COLUMBIA - Oklahoma State coach Mike Gundy refuses to bat his eyes. Sure, Missouri's offense has short-circuited scoreboards with an average of 53.4 points per game, second best in the country. Sure, the Tigers have tossed around opposing defenses like sandbags before a monsoon. But he won't insist that the Cowboys inject their offensive game plan with juice to keep pace with MU.
Gundy would rather stare down the Tigers' challenge.
"I don't think you can let that affect you," he said of Missouri's scoring ability. "You have to continue with your game plan on the offensive side of the ball and do the best you can to prepare your players and put them in position to have success."
So far, Gundy has. No. 17 Oklahoma State (5-0, 1-0 Big 12 Conference) boasts the nation's second-best rushing threat with an average of 315.2 yards per game, led by tailback Kendall Hunter's 141.6. Guided by quarterback Zac Robinson, a first-year starter, Oklahoma State ranks third nationally in scoring offense, averaging 52.6 points per game. Gundy and his offensive staff welcome the opportunity to keep pace with MU's prolific spread attack Saturday night in Columbia, and they don't plan to alter their approach.
They have no reason to. After beating Washington State, 39-13, in the season opener, Oklahoma State has scored at least 55 points in each game. Before Texas A&M held him to 90 yards on 21 carries last Saturday, Hunter averaged 154.5 rushing yards per game. Wide receiver Dez Bryant ranks fifth nationally with 110 receiving yards per game. He has caught nine touchdown passes and has another two touchdowns on punt returns.
Last week, the Cowboys overcame their season's most sluggish half with defensive and special-teams production. In the first half against Texas A&M, Oklahoma State's offense was held to a lone touchdown - a 29-yard strike from Robinson to Bryant. But defensive end Ugo Chinasa (6 yards) and linebacker Patrick Lavine (22 yards) returned interceptions for touchdowns. Bryant also ran back a punt return 78 yards for a score, helping to give the Cowboys a 28-7 lead and avert the potential upset.
"I don't think there was any question, offensively, that we were stumbling around and we weren't executing very well," Gundy said.
"Defensively, we scored points and put the offense in position to take advantage of that and kept the momentum on our side."
Although both teams run productive variations of the spread offense, time of possession stands as the most noticeable statistical difference between MU's and Oklahoma State's systems. In the category, the Cowboys rank No. 10 nationally, holding onto possession for an average of 32:47 per game. The Tigers rank No. 118, averaging 26:07.
The stat could play a factor if Oklahoma State considers in-game adjustments. Should the Tigers gain an early lead, the Cowboys might be forced into uncomfortable quick-strike situations. Should Oklahoma State hold a lead late, they have shown the ability to maintain discipline and control tempo.

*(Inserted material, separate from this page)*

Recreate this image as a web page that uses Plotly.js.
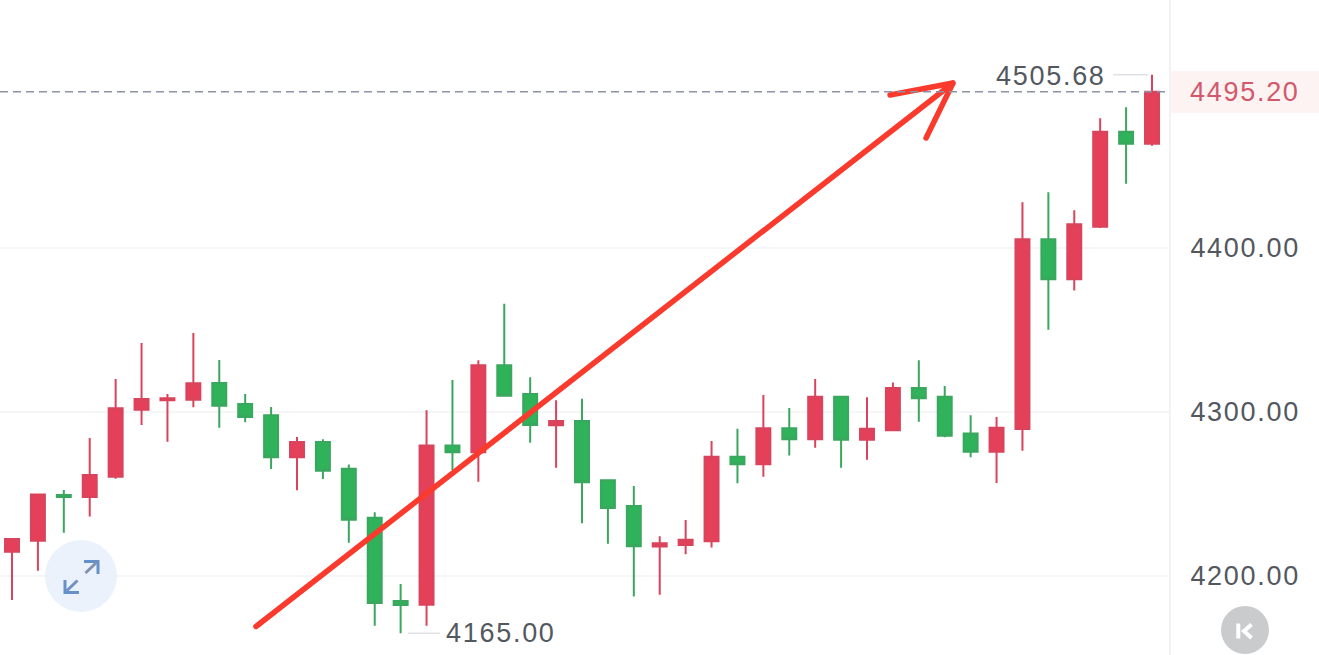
<!DOCTYPE html>
<html>
<head>
<meta charset="utf-8">
<script src="https://cdn.plot.ly/plotly-3.0.1.min.js"></script>
<style>
html,body{margin:0;padding:0;background:#fff;overflow:hidden}
#chart{width:1319px;height:655px}
#chart text{letter-spacing:1.7px}
#chart .js-line{stroke-linecap:round}
</style>
</head>
<body>
<div id="chart"></div>
<script>
const opens = [4214.8,4221.5,4249.4,4248.2,4260.5,4301.4,4307.1,4307.5,4317.7,4304.9,4298,4272.4,4281.7,4265.4,4235.5,4184.8,4182.5,4279.5,4275.4,4328.5,4311,4291.9,4294.5,4258.4,4242.7,4217.9,4218.9,4221.2,4272.7,4268.1,4290.1,4283.4,4309.3,4283.1,4288.8,4314.6,4309.3,4286.8,4275.8,4289.6,4405.3,4380.9,4413,4470.9,4463.6];
const highs = [4222.6,4249.6,4252.4,4284.1,4320.1,4342.1,4311,4348.2,4331.7,4311,4303,4284.8,4283.4,4267.9,4238.8,4195.1,4301,4319.5,4331.5,4366,4321.2,4307.1,4308.1,4258.4,4254.9,4224.2,4234.1,4282.3,4289.8,4310.4,4302.4,4320.1,4309.3,4309,4317.9,4331.5,4315.9,4298,4297,4427.9,4434,4423,4479.1,4485.8,4505.68];
const lows = [4185.4,4203.2,4226.4,4236.2,4259.3,4292.1,4281.9,4302.9,4290.4,4293.7,4265.2,4252.3,4259.1,4220.3,4169.7,4165,4169.7,4264.6,4257.5,4309.9,4281.3,4266,4232.1,4219.7,4187.4,4188.6,4213.2,4217.3,4256.5,4260.5,4273.4,4278.2,4266,4270.9,4288.4,4294.1,4284.6,4272.4,4256.7,4276.4,4350.2,4374,4412.2,4439.2,4462.4];
const closes = [4222.6,4249.6,4248.2,4261.6,4302.3,4307.9,4308.4,4317.5,4303.8,4297,4272.4,4281.7,4264.2,4234.3,4183.5,4182.3,4279.5,4275.4,4328.5,4309.9,4292.1,4294.5,4257.1,4241.5,4218.1,4219.9,4222.1,4272.7,4268.1,4290.1,4283.4,4309.3,4283.1,4289.8,4314.6,4308.4,4285.5,4275.8,4290.4,4405.3,4380.9,4414.5,4470.9,4463.6,4495.2];
const candleIndex = opens.map((_, i) => i);
const yTicks = [4200, 4300, 4400];
const lastPrice = 4495.2;
const highLabel = 4505.68;
const lowLabel = 4165;
const arrowX = [9.417, 36.32, null, 33.89, 36.32, 35.28];
const arrowY = [4169.2, 4500.6, null, 4493.3, 4500.6, 4467.1];

const PLOT_W = 1169, H = 655;
const px = x => x / PLOT_W;
const py = y => 1 - y / H;
const pathPx = pts => pts.map((p, i) => (i ? 'L' : 'M') + px(p[0]) + ',' + py(p[1])).join(' ');
const paperPath = (pts, color, width) => ({type:'path', xref:'paper', yref:'paper', layer:'above', path:pathPx(pts), line:{color, width}});
const font = {family:'"Liberation Sans", Arial, sans-serif', size:27, color:'#53585f'};

const traces = [
  {type:'candlestick', x:candleIndex, open:opens, high:highs, low:lows, close:closes,
   whiskerwidth:0, hoverinfo:'skip', showlegend:false,
   increasing:{line:{color:'#d9435c', width:2}, fillcolor:'#e5405a'},
   decreasing:{line:{color:'#3aa75e', width:2}, fillcolor:'#2fb25a'}},
  {type:'scatter', mode:'lines', x:arrowX, y:arrowY, hoverinfo:'skip', showlegend:false,
   connectgaps:false, line:{color:'#f93a2d', width:5.5}}
];

const layout = {
  width:1319, height:655, margin:{l:0, r:150, t:0, b:0, pad:0},
  paper_bgcolor:'#ffffff', plot_bgcolor:'#ffffff', showlegend:false, boxgap:0.23,
  xaxis:{visible:false, range:[-0.463, 44.656], rangeslider:{visible:false}, fixedrange:true},
  yaxis:{side:'right', range:[4151.8, 4551.2], tickmode:'array', tickvals:yTicks, tickformat:'.2f',
    tickfont:font, ticks:'', ticklabelstandoff:14, showgrid:true, gridcolor:'#f5f6f8', gridwidth:2,
    zeroline:false, showline:true, linecolor:'#f3f3f5', linewidth:2, fixedrange:true},
  shapes:[
    {type:'rect', xref:'paper', yref:'paper', layer:'below', x0:px(1171), x1:px(1319), y0:py(113), y1:py(71), line:{width:0}, fillcolor:'#fdf3f3'},
    {type:'line', xref:'paper', yref:'y', layer:'above', x0:0, x1:px(1165), y0:lastPrice, y1:lastPrice, line:{color:'#8d92a4', width:1.5, dash:'8px,5px'}},
    {type:'line', xref:'x', yref:'y', x0:42.5, x1:43.85, y0:highLabel, y1:highLabel, line:{color:'#dfe1e4', width:1.5}},
    {type:'line', xref:'x', yref:'y', x0:15.28, x1:16.52, y0:lowLabel, y1:lowLabel, line:{color:'#dfe1e4', width:1.5}},
    {type:'circle', xref:'paper', yref:'paper', layer:'above', x0:px(45), x1:px(117), y0:py(612), y1:py(540), line:{width:0}, fillcolor:'rgba(232,240,251,0.85)'},
    paperPath([[84,561.5],[98,561.5],[98,574]], '#6590c8', 3),
    paperPath([[85.5,573],[96.5,562.5]], '#7f93b0', 3),
    paperPath([[65,580],[65,592.5],[79,592.5]], '#6590c8', 3),
    paperPath([[66,591.5],[77.5,580.5]], '#6f92c2', 3),
    {type:'circle', xref:'paper', yref:'paper', layer:'above', x0:px(1221), x1:px(1269), y0:py(654), y1:py(606), line:{width:0}, fillcolor:'#c9cbcd'},
    paperPath([[1238.3,623.5],[1238.3,638.5]], '#ffffff', 4),
    paperPath([[1251.5,624.5],[1244,631],[1251.5,638]], '#ffffff', 4)
  ],
  annotations:[
    {xref:'paper', yref:'y', x:px(1194), y:lastPrice, xanchor:'left', yanchor:'middle', showarrow:false, text:lastPrice.toFixed(2), font:{family:font.family, size:27, color:'#d2596b'}},
    {xref:'x', yref:'y', x:38.12, y:highLabel, xanchor:'left', yanchor:'middle', yshift:-1, showarrow:false, text:highLabel.toFixed(2), font:font},
    {xref:'x', yref:'y', x:16.92, y:lowLabel, xanchor:'left', yanchor:'middle', showarrow:false, text:lowLabel.toFixed(2), font:font}
  ]
};
Plotly.newPlot('chart', traces, layout, {displayModeBar:false, staticPlot:true});
</script>
</body>
</html>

Oklahoma State's staff remains confident in their team's strategy. Although Saturday's game has the potential to produce eye-popping offensive totals, they say there's no reason to alter their team's routine. They respect the challenge MU presents, but it doesn't mean the Cowboys' offense will be burdened with pressure to produce.
"We don't change our routine no matter who we are playing," said Gunter Brewer, Oklahoma State's co-offensive coordinator. "We go in and prepare for the defense with whatever it shows us that Sunday (before the game) on throughout the week until Saturday. We do what we do just like Missouri does what they do."